Hermann Seger developed the modern pyrometric cone,  a device for measuring the temperature and time components of the melting of glazes. Little tall cones of glaze materials, “cones” are made of the materials used for making glazes. At certain temperatures, after a certain amount of time they begin to melt and slump over. The can be spyed, throught what in the US is called a spy or peephole to determine the maturation of glazes in a kiln.
In doing so, he developed or at least further developed a system for analysis of glaze, still used today, called the “Unity Formula”. Rather than opperate on weights of materials, the unity formula uses counts of molecules, or moleclar equivalents in the glaze.
The unity formula is divided into three columns. The first is “The Fluxes” the second is “The Glass Formers”, the third is the “Modifiers”. But as simple as this seems, it too is an oversimplification, and some call the first column RO/R2O meaning items that take the form of an atom or two of a metal (R)  and a single atom of “O”, oxygen. The second column is the RO2 (one metal two oxygens) and the third is R2O3. Fine.

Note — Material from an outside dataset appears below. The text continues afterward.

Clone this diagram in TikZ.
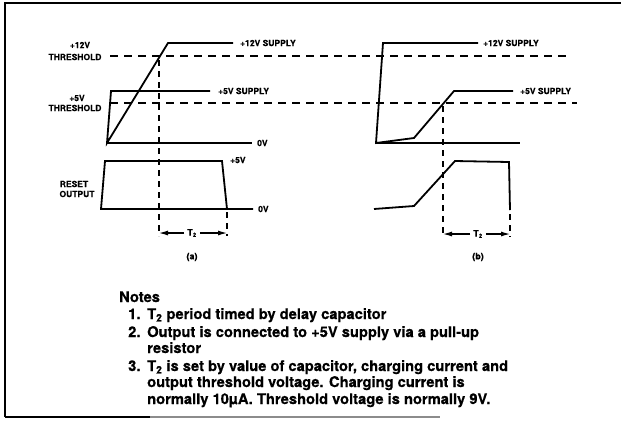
\documentclass[tikz,border=0pt]{standalone}
\usepackage{fontspec}
\setmainfont{TeX Gyre Heros}[BoldFeatures={FakeBold=0.5}]
\usetikzlibrary{arrows.meta}
\begin{document}
\begin{tikzpicture}[x=1pt,y=-1pt,
  wave/.style={line width=1.8pt, line join=miter},
  zero/.style={line width=1.4pt},
  thr/.style={line width=1.4pt, dash pattern=on 8pt off 6pt},
  vdash/.style={line width=1.3pt, dash pattern=on 6pt off 5pt},
  lbl/.style={font=\fontsize{8.5}{9}\selectfont\bfseries, inner sep=0pt},
  small/.style={font=\fontsize{9}{10}\selectfont\bfseries, inner sep=1pt},
  note/.style={font=\fontsize{14.7}{16}\selectfont\bfseries, inner sep=0pt, anchor=base west},
  tarrow/.style={line width=1.1pt, -{Latex[length=9pt,width=5pt]}}
]
\useasboundingbox (0,0) rectangle (621,429);
% frame
\draw[line width=2pt] (5,417) -- (5,3) -- (621,3);
\draw[line width=1.6pt] (5,417) -- (150,417);
\draw[line width=1.2pt, black!45] (150,417) -- (440,417);

% ---------- panel (a)
\draw[thr] (110,56) -- (567,56);
\draw[thr] (110,103) -- (577,103);
\draw[zero] (107,143) -- (252,143);
\draw[wave] (233,43) -- (168,43) -- (107,143) -- (111,91) -- (210,91);
\draw[wave] (253,209) -- (101,209) -- (105,161) -- (222,161) -- (227,209);
\draw[vdash] (159,60) -- (159,236);
\draw[vdash] (227,212) -- (227,236);

\node[lbl] (a12) at (80,45) {+12V};
\node[lbl] (a12t) at (75,57) {THRESHOLD};
\node[lbl] (a5) at (77,98) {+5V};
\node[lbl] (a5t) at (75,108) {THRESHOLD};
\node[lbl, anchor=west] (a12s) at (240,43) {+12V SUPPLY};
\node[lbl, anchor=west] (a5s) at (218,91) {+5V SUPPLY};
\node[lbl, anchor=west] (a0v) at (257,143) {0V};
\node[lbl, anchor=west] (ar5) at (230,160) {+5V};
\node[lbl, anchor=west] (ar0) at (258,209) {0V};
\node[lbl] (rst) at (74,184) {RESET};
\node[lbl] (out) at (77,194) {OUTPUT};

\coordinate (aL) at (159,233);
\coordinate (aR) at (227,233);
\node[small, fill=white] (aT) at (192,233) {T\textsubscript{2}};
\draw[tarrow] (aT.west) ++(-2,0) -- (aL);
\draw[tarrow] (aT.east) ++(2,0) -- (aR);
\node[small] (acap) at (192,257) {(a)};

% ---------- panel (b)
\draw[zero] (376,143) -- (520,143);
\draw[wave] (478,43) -- (383,43) -- (376,143) -- (414,138) -- (454,91) -- (513,91);
\draw[wave] (374,209) -- (414,206) -- (455,161) -- (509,162) -- (510,210);
\draw[vdash] (443,106) -- (443,237);
\draw[vdash] (510,214) -- (510,237);

\node[lbl, anchor=west] (b12s) at (483,43) {+12V SUPPLY};
\node[lbl, anchor=west] (b5s) at (520,91) {+5V SUPPLY};

\coordinate (bL) at (443,234);
\coordinate (bR) at (510,234);
\node[small, fill=white] (bT) at (478,234) {T\textsubscript{2}};
\draw[tarrow] (bT.west) ++(-2,0) -- (bL);
\draw[tarrow] (bT.east) ++(2,0) -- (bR);
\node[small] (bcap) at (478,257) {(b)};

% ---------- notes
\node[note] (nh) at (119,302) {Notes};
\node[note] (n1n) at (128,319) {1.};
\node[note] (n1) at (147,319) {T\textsubscript{2} period timed by delay capacitor};
\node[note] (n2n) at (128,337) {2.};
\node[note] (n2) at (147,337) {Output is connected to +5V supply via a pull-up};
\node[note] (n2b) at (147,353) {resistor};
\node[note] (n3n) at (128,371) {3.};
\node[note] (n3) at (147,371) {T\textsubscript{2} is set by value of capacitor, charging current and};
\node[note] (n3b) at (147,387) {output threshold voltage. Charging current is};
\node[note] (n3c) at (147,404) {normally 10µA. Threshold voltage is normally 9V.};
\end{tikzpicture}
\end{document}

The material where the fit is the worst is Boric Acid, B2O3. By formula it should exist in the modifiers. But we add it to lower the temperature, a flux, but it forms glass by itself and is a glassformer.  Most of us have left it in the third column but it needs to be thought about on its own.
We used to have a fourth grouping, “colorants”. Some of us still use this grouping. These are things that we add to glazes to change hues, or to add hues. The problem is that most of these materials also  act as fluxes, or help lower the melting temperature of the silica glass. Some of these exist in different forms depending on the temperature and composition of the gases they are melted in.  Some can loose oxygen as they are heated, some loose some of their oxygen if heated in a gas containing carbon monoxide or hydrogen, and some change how they function depending on their quantities, really all of them do.

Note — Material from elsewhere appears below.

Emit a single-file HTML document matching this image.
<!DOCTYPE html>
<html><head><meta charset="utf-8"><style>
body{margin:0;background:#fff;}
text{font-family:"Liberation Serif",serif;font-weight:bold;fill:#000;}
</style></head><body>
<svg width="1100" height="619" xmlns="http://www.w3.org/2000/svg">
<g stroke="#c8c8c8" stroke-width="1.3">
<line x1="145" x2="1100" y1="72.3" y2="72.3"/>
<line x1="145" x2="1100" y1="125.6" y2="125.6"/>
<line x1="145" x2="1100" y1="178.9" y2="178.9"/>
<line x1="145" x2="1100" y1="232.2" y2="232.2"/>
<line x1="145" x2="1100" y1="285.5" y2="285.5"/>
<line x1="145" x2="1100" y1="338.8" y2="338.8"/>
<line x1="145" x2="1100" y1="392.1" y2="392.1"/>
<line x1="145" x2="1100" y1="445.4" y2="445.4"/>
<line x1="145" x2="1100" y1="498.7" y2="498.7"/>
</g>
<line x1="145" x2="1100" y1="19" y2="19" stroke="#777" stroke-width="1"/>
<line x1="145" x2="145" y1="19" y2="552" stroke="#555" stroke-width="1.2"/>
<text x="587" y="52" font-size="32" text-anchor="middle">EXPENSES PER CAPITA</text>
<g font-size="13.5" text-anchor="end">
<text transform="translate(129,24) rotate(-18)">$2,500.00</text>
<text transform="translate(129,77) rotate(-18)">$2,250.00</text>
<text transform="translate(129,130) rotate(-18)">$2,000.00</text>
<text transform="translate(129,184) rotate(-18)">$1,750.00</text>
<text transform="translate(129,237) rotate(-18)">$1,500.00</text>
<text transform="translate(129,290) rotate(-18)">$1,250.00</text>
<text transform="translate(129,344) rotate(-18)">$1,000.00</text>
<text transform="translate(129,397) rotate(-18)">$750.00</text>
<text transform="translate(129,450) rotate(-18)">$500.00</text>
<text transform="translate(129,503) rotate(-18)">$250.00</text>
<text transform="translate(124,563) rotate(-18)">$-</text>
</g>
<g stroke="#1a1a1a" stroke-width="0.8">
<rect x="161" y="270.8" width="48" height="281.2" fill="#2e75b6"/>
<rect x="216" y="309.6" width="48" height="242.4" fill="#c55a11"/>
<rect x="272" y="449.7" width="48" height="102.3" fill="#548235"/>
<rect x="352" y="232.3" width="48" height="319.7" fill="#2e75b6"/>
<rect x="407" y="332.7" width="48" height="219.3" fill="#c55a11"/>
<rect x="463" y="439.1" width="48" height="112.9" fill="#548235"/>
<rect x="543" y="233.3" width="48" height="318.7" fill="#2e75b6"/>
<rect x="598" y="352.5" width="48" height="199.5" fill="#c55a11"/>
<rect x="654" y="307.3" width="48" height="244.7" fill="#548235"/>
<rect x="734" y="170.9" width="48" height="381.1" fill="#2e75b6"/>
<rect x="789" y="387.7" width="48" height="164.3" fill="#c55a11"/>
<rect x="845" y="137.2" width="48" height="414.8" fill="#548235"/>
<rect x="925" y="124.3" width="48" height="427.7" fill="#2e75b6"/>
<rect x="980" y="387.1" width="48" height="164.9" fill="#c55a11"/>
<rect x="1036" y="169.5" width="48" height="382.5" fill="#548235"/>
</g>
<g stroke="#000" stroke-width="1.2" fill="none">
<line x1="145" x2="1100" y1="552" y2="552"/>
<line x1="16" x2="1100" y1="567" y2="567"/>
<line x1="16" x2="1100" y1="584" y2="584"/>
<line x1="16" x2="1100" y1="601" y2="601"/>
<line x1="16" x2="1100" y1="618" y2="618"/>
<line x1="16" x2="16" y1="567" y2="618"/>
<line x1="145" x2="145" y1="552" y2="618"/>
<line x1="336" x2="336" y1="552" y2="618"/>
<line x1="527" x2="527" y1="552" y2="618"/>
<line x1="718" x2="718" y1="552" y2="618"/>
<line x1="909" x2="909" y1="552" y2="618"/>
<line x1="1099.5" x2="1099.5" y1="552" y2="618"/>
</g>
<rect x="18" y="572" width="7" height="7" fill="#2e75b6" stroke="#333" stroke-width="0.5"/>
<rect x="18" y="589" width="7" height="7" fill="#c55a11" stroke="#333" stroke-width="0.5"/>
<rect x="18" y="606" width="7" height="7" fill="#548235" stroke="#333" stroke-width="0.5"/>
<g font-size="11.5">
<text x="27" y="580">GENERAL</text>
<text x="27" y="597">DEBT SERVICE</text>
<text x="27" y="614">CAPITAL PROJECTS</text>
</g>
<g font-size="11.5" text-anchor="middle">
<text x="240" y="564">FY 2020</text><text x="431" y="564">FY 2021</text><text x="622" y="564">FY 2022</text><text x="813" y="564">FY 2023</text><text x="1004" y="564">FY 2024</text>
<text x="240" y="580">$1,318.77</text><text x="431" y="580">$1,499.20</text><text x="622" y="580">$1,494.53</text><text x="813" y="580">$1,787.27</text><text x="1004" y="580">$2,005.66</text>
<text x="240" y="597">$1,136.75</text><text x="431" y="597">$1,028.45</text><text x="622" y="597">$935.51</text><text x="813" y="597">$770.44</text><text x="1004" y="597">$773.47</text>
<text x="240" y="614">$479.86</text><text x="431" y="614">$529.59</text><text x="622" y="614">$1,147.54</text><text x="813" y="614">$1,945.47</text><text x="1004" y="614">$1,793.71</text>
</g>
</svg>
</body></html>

Like many other things involving the definitions of words, “what is a flux” can become a turf war, especially between people who see the word or words as a real map of reality. For those, the word gets confused with the hopelessly complex reality. I too can get caught in this trap. I am not sure who does not or cannot. If the Buddha, the “all knowing and aware one” exists, than I suppose, again by definition, they are not confused.

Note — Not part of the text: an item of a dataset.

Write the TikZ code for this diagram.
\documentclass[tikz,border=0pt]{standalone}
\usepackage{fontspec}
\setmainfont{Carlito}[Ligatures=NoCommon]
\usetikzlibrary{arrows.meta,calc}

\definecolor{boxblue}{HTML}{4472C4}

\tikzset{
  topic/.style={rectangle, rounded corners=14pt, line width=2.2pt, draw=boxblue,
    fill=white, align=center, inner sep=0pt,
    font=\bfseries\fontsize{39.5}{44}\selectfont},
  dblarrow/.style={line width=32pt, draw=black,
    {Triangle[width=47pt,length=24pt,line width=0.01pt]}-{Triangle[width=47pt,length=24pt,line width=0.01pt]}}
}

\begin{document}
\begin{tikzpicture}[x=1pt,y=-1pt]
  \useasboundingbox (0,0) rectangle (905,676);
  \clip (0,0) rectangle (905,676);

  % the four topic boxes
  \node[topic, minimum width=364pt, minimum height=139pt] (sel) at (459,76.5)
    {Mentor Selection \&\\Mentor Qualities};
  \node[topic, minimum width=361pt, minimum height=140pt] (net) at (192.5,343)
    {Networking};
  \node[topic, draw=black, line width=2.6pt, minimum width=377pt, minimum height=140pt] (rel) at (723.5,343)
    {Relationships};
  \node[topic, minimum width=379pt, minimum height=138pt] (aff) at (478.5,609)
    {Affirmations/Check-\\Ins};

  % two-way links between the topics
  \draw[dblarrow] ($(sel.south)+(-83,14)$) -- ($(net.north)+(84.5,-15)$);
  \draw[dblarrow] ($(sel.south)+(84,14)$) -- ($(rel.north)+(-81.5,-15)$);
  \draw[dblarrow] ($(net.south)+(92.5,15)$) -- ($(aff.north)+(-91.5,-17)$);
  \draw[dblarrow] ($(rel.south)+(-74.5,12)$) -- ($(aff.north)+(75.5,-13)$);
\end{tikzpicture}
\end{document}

Words, the concept of them create a box from which we see the world. We define colors, speeds as fast or slow, temperatures as hot or cold, objects are cars or boxes, we create our world with our words and concepts.
Because of this I have a tendency to “dedefine words”. Art rather than being on object made by an artist, becomes “any object of intelligence”. But even this is not as broad as my real desire, nature too is art. So every object, idea, concept is art. Art is everything. It just become another “everything word”. It describes a particular set of glasses through which you view existence. The other problem in the “object made by an artist’ is that I define everyone as an “artist”. 
Now there are ideas in the West that embody at least part of this connected all/everything. I call these ideas, or box them in, with the concept “everything words”. We here these all the time. “Everything is G-d”, Everything is Love, Everything is Chemistry, Everything is Physic, Math, Science, Psychology. And in my terms, Everything is Art. The truth here seems to be that everything is everything.  But I find that I need to qualify this, Everything is Everything except when it is not.